In 2010, the Indian Police Service said that it had detained seven SRKS activists who were planning to disrupt an event at which Sonia Gandhi would be attending.

The organisation also participates in social services on various occasions.

On May 16, 2021, Asif Khan, a Muslim resident of Khera Khalilpur village in Nuh district of Haryana, was murdered. He was attacked by a group of men while on his way home. The motive behind his murder is disputed with claims of personal enmity and mob lynching supposedly stated as possible causes. However, Karni Sena's President Suraj Pal Amu justified Asif's murder while addressing a Mahapanchayat (large village gathering) organised by Amu Noonh, the accused caught in the case.
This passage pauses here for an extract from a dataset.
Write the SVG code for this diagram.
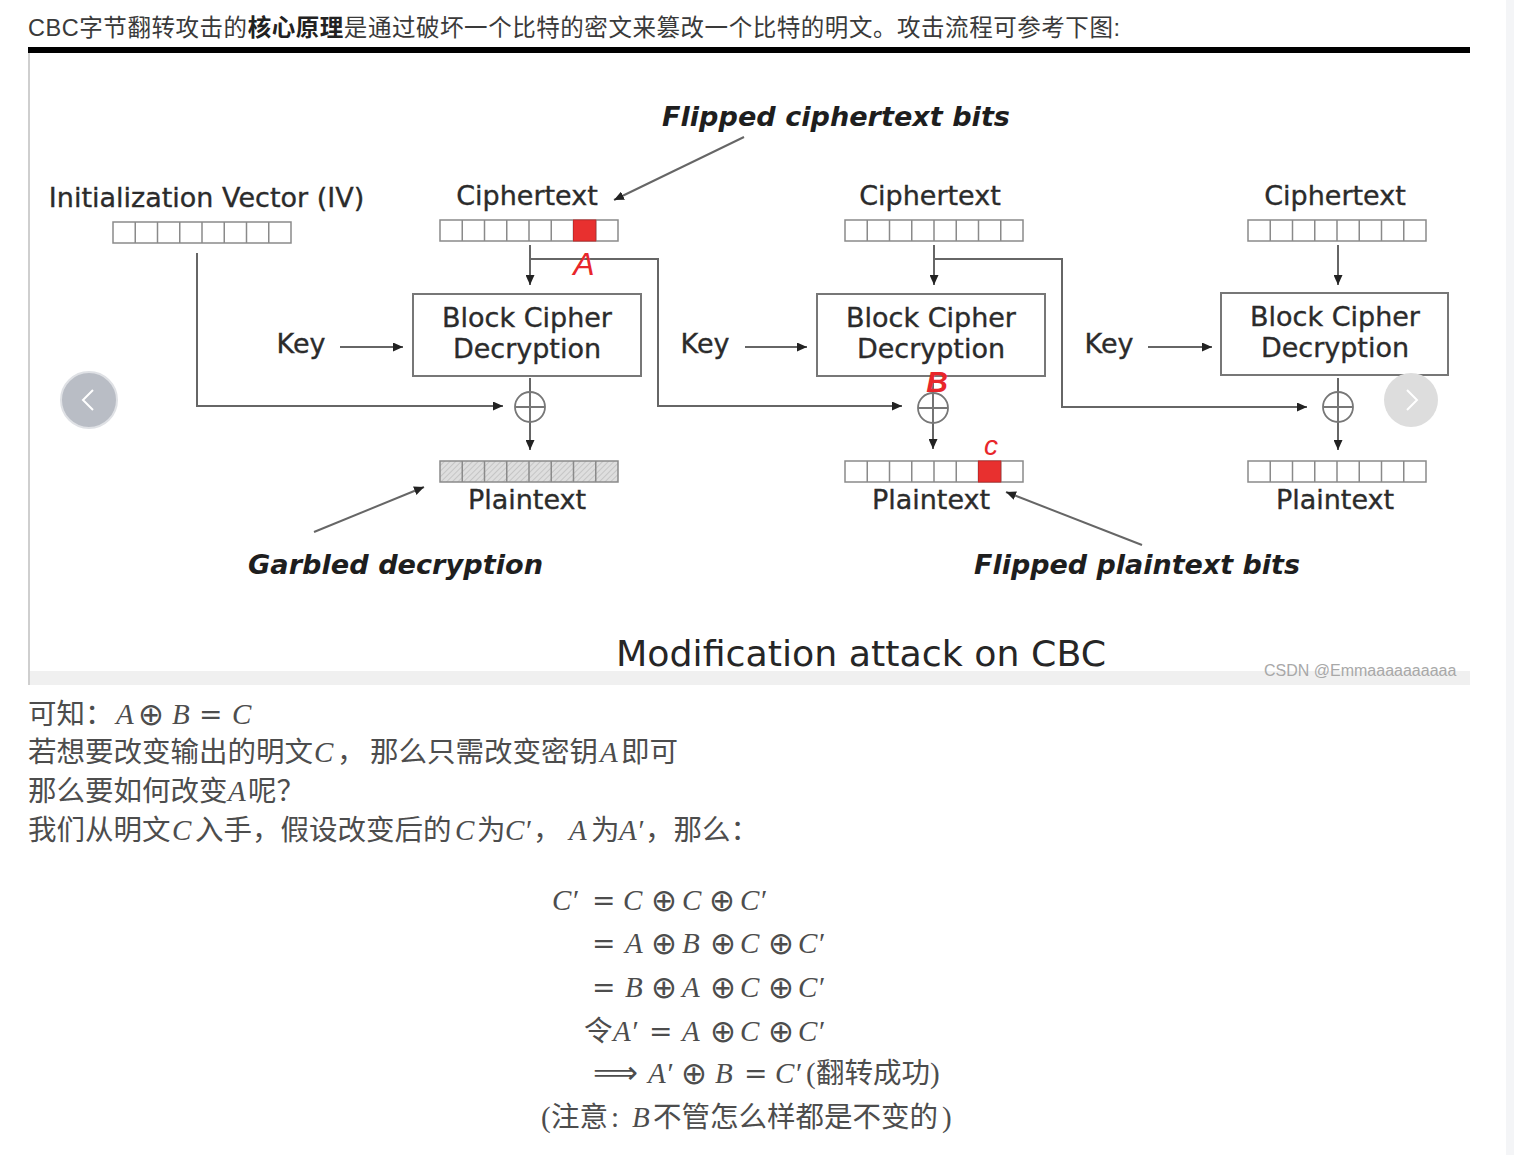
<svg xmlns="http://www.w3.org/2000/svg" width="1514" height="1155" viewBox="0 0 1514 1155">
<style>
.hdr{font-family:"Liberation Sans","Noto Sans CJK SC",sans-serif;font-size:23.5px;fill:#3a3a3a}
.lbl{font-family:"DejaVu Sans",sans-serif;font-size:27px;fill:#2b2b2b;stroke:#2b2b2b;stroke-width:0.35;text-anchor:middle}
.cap{font-family:"DejaVu Sans",sans-serif;font-size:27px;font-weight:bold;font-style:italic;fill:#1e1e1e}
.ttl{font-family:"DejaVu Sans",sans-serif;font-size:35px;fill:#262626}
.ln{fill:none;stroke:#666;stroke-width:2}
.box{fill:#fff;stroke:#777;stroke-width:2}
.red{fill:#e8302f;stroke:#c62828;stroke-width:1}
.hand{font-family:"Liberation Sans",sans-serif;font-style:italic;fill:#e8262b;text-anchor:middle}
.cn{font-family:"Liberation Serif","Noto Sans CJK SC",serif;font-size:28.5px;fill:#4d4d4d}
.mi{font-family:"Liberation Serif","DejaVu Serif",serif;font-style:italic;font-size:29px;fill:#4d4d4d}
.mo{font-family:"Liberation Serif","DejaVu Serif",serif;font-size:29px;fill:#4d4d4d}
.eq{font-family:"DejaVu Serif",serif;font-size:28px;fill:#4d4d4d}
.ox{font-family:"DejaVu Sans",sans-serif;font-size:31px;fill:#4d4d4d}
</style>
<defs>
<marker id="ah" markerWidth="10" markerHeight="9" refX="10" refY="4.5" orient="auto" markerUnits="userSpaceOnUse"><path d="M0,0 L10,4.5 L0,9 z" fill="#222"/></marker>
<pattern id="hatch" width="4" height="4" patternUnits="userSpaceOnUse" patternTransform="rotate(45)"><rect width="4" height="4" fill="#dedede"/><line x1="0" y1="0" x2="0" y2="4" stroke="#bdbdbd" stroke-width="1.5"/></pattern>
<g id="row" stroke="#8a8a8a" stroke-width="1.5"><rect x="0" y="0" width="178" height="21"/><path d="M22.25,0v21M44.5,0v21M66.75,0v21M89,0v21M111.25,0v21M133.5,0v21M155.75,0v21"/></g>
<g id="xorsym" fill="none" stroke="#777" stroke-width="1.8"><circle r="15"/><path d="M-15,0H15M0,-15V15"/></g>
</defs>
<rect width="1514" height="1155" fill="#fff"/>
<rect x="1506" y="0" width="8" height="1155" fill="#f4f5f7"/>

<text class="hdr" x="28" y="36" textLength="1092" lengthAdjust="spacing">CBC字节翻转攻击的<tspan font-weight="bold" fill="#222">核心原理</tspan>是通过破坏一个比特的密文来篡改一个比特的明文。攻击流程可参考下图:</text>

<g id="frame">
<rect x="28" y="47" width="1442" height="6" fill="#000"/>
<rect x="28" y="53" width="2" height="632" fill="#cfcfcf"/>
<rect x="30" y="671" width="1440" height="14" fill="#f0f0f0"/>
</g>

<g id="connectors">
<path class="ln" d="M197,253V406H503" marker-end="url(#ah)"/>
<path class="ln" d="M530,245V285" marker-end="url(#ah)"/>
<path class="ln" d="M530,259H658V406H902" marker-end="url(#ah)"/>
<path class="ln" d="M340,347H403" marker-end="url(#ah)"/>
<path class="ln" d="M530,378V450" marker-end="url(#ah)"/>
<path class="ln" d="M934,245V285" marker-end="url(#ah)"/>
<path class="ln" d="M934,259H1062V407H1307" marker-end="url(#ah)"/>
<path class="ln" d="M745,347H807" marker-end="url(#ah)"/>
<path class="ln" d="M933,378V449" marker-end="url(#ah)"/>
<path class="ln" d="M1338,245V285" marker-end="url(#ah)"/>
<path class="ln" d="M1148,347H1212" marker-end="url(#ah)"/>
<path class="ln" d="M1338,378V450" marker-end="url(#ah)"/>
<path class="ln" d="M744,137L614,200" marker-end="url(#ah)"/>
<path class="ln" d="M314,532L424,487" marker-end="url(#ah)"/>
<path class="ln" d="M1142,545L1006,492" marker-end="url(#ah)"/>
</g>

<g id="iv">
<text class="lbl" x="206.5" y="207">Initialization Vector (IV)</text>
<use href="#row" x="113" y="222" fill="#fff"/>
</g>

<g id="ct1">
<text class="lbl" x="527" y="205">Ciphertext</text>
<use href="#row" x="440" y="220" fill="#fff"/>
<rect class="red" x="573.5" y="220" width="22.25" height="21"/>
<text class="hand" x="584" y="275" font-size="32">A</text>
</g>
<g id="ct2">
<text class="lbl" x="930" y="205">Ciphertext</text>
<use href="#row" x="845" y="220" fill="#fff"/>
</g>
<g id="ct3">
<text class="lbl" x="1335" y="205">Ciphertext</text>
<use href="#row" x="1248" y="220" fill="#fff"/>
</g>

<g id="key1"><text class="lbl" x="301" y="353">Key</text></g>
<g id="key2"><text class="lbl" x="705" y="353">Key</text></g>
<g id="key3"><text class="lbl" x="1109" y="353">Key</text></g>

<g id="bc1">
<rect class="box" x="413" y="294" width="228" height="82"/>
<text class="lbl" x="527" y="327">Block Cipher</text>
<text class="lbl" x="527" y="358">Decryption</text>
</g>
<g id="bc2">
<rect class="box" x="817" y="294" width="228" height="82"/>
<text class="lbl" x="931" y="327">Block Cipher</text>
<text class="lbl" x="931" y="358">Decryption</text>
<text class="hand" x="937" y="392" font-size="30" font-weight="bold">B</text>
</g>
<g id="bc3">
<rect class="box" x="1221" y="293" width="227" height="82"/>
<text class="lbl" x="1335" y="326">Block Cipher</text>
<text class="lbl" x="1335" y="357">Decryption</text>
</g>

<g id="xor1"><use href="#xorsym" x="530" y="407"/></g>
<g id="xor2"><use href="#xorsym" x="933" y="408"/></g>
<g id="xor3"><use href="#xorsym" x="1338" y="407"/></g>

<g id="pt1">
<rect x="440" y="461" width="178" height="21" fill="url(#hatch)"/>
<use href="#row" x="440" y="461" fill="none"/>
<text class="lbl" x="527" y="509">Plaintext</text>
</g>
<g id="pt2">
<use href="#row" x="845" y="461" fill="#fff"/>
<rect class="red" x="978.5" y="461" width="22.25" height="21"/>
<text class="hand" x="991" y="455" font-size="28">c</text>
<text class="lbl" x="931" y="509">Plaintext</text>
</g>
<g id="pt3">
<use href="#row" x="1248" y="461" fill="#fff"/>
<text class="lbl" x="1335" y="509">Plaintext</text>
</g>

<g id="captions">
<text class="cap" x="662" y="126" textLength="348" lengthAdjust="spacingAndGlyphs">Flipped ciphertext bits</text>
<text class="cap" x="248" y="574" textLength="295" lengthAdjust="spacingAndGlyphs">Garbled decryption</text>
<text class="cap" x="974" y="574" textLength="326" lengthAdjust="spacingAndGlyphs">Flipped plaintext bits</text>
<text class="ttl" x="616" y="666" textLength="490" lengthAdjust="spacingAndGlyphs">Modification attack on CBC</text>
<text x="1264" y="676" font-family="Liberation Sans, sans-serif" font-size="16" fill="#a8a8a8">CSDN @Emmaaaaaaaaaa</text>
</g>

<g id="nav-left">
<circle cx="89" cy="400" r="28" fill="#b9bdc5" stroke="#dfe1e5" stroke-width="2"/>
<polyline points="93,390 83,400 93,410" fill="none" stroke="#fff" stroke-width="2"/>
</g>
<g id="nav-right">
<circle cx="1411" cy="400" r="27" fill="#dddddd"/>
<polyline points="1407,390 1417,400 1407,410" fill="none" stroke="#fff" stroke-width="2"/>
</g>

<g id="prose">
<text class="cn" x="28" y="724">可知：</text>
<text class="mi" x="116" y="724">A</text>
<text class="ox" x="138" y="725">⊕</text>
<text class="mi" x="172" y="724">B</text>
<text class="eq" x="199" y="724">=</text>
<text class="mi" x="232" y="724">C</text>

<text class="cn" x="28" y="762">若想要改变输出的明文</text>
<text class="mi" x="314" y="762">C</text>
<text class="cn" x="337" y="762">，</text>
<text class="cn" x="370" y="762">那么只需改变密钥</text>
<text class="mi" x="600" y="762">A</text>
<text class="cn" x="621" y="762">即可</text>

<text class="cn" x="28" y="801">那么要如何改变</text>
<text class="mi" x="228" y="801">A</text>
<text class="cn" x="248" y="801">呢？</text>

<text class="cn" x="28" y="840">我们从明文</text>
<text class="mi" x="172" y="840">C</text>
<text class="cn" x="195" y="840">入手，假设改变后的</text>
<text class="mi" x="455" y="840">C</text>
<text class="cn" x="477" y="840">为</text>
<text class="mi" x="505" y="840">C′</text>
<text class="cn" x="533" y="840">，</text>
<text class="mi" x="569" y="840">A</text>
<text class="cn" x="591" y="840">为</text>
<text class="mi" x="619" y="840">A′</text>
<text class="cn" x="645" y="840">，那么：</text>
</g>

<g id="math">
<text class="mi" x="552" y="910">C′</text>
<text class="eq" x="592" y="910">=</text>
<text class="mi" x="623" y="910">C</text>
<text class="ox" x="651" y="911">⊕</text>
<text class="mi" x="682" y="910">C</text>
<text class="ox" x="709" y="911">⊕</text>
<text class="mi" x="740" y="910">C′</text>

<text class="eq" x="592" y="953">=</text>
<text class="mi" x="625" y="953">A</text>
<text class="ox" x="651" y="954">⊕</text>
<text class="mi" x="682" y="953">B</text>
<text class="ox" x="710" y="954">⊕</text>
<text class="mi" x="740" y="953">C</text>
<text class="ox" x="768" y="954">⊕</text>
<text class="mi" x="798" y="953">C′</text>

<text class="eq" x="592" y="997">=</text>
<text class="mi" x="625" y="997">B</text>
<text class="ox" x="651" y="998">⊕</text>
<text class="mi" x="682" y="997">A</text>
<text class="ox" x="710" y="998">⊕</text>
<text class="mi" x="740" y="997">C</text>
<text class="ox" x="768" y="998">⊕</text>
<text class="mi" x="798" y="997">C′</text>

<text class="cn" x="584" y="1041">令</text>
<text class="mi" x="613" y="1041">A′</text>
<text class="eq" x="649" y="1041">=</text>
<text class="mi" x="682" y="1041">A</text>
<text class="ox" x="710" y="1042">⊕</text>
<text class="mi" x="740" y="1041">C</text>
<text class="ox" x="768" y="1042">⊕</text>
<text class="mi" x="798" y="1041">C′</text>

<text class="ox" x="593" y="1083" textLength="45" lengthAdjust="spacingAndGlyphs">⟹</text>
<text class="mi" x="648" y="1083">A′</text>
<text class="ox" x="681" y="1084">⊕</text>
<text class="mi" x="715" y="1083">B</text>
<text class="eq" x="744" y="1083">=</text>
<text class="mi" x="775" y="1083">C′</text>
<text class="mo" x="806" y="1083">(</text>
<text class="cn" x="816" y="1083">翻转成功</text>
<text class="mo" x="930" y="1083">)</text>

<text class="mo" x="541" y="1127">(</text>
<text class="cn" x="551" y="1127">注意</text>
<text class="mo" x="611" y="1127">:</text>
<text class="mi" x="632" y="1127">B</text>
<text class="cn" x="653" y="1127">不管怎么样都是不变的</text>
<text class="mo" x="942" y="1127">)</text>
</g>
</svg>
===Involvement in vandalism===
Karni sena planned an attack at the residence of Ramji Lal Suman. Many members of karni sena arrived at Agra on 26th march and vandalised the residence and other assets of Ramji Lal Suman. Several cars outside were damaged and chairs broken as the mob shattered everything. Several police personnel, including an inspector and sub-inspector and others were injured in the attack. These attacks were caused by a controversial statement of Ramji Lal Suman. On 23rd March, in house, Ramji Lal Suman said that if Muslims are the descendants of Babur, then you [Hindus] are the descendants of the traitor Rana Sanga. This statement provoked widespread outrage among Rajput communities and other groups.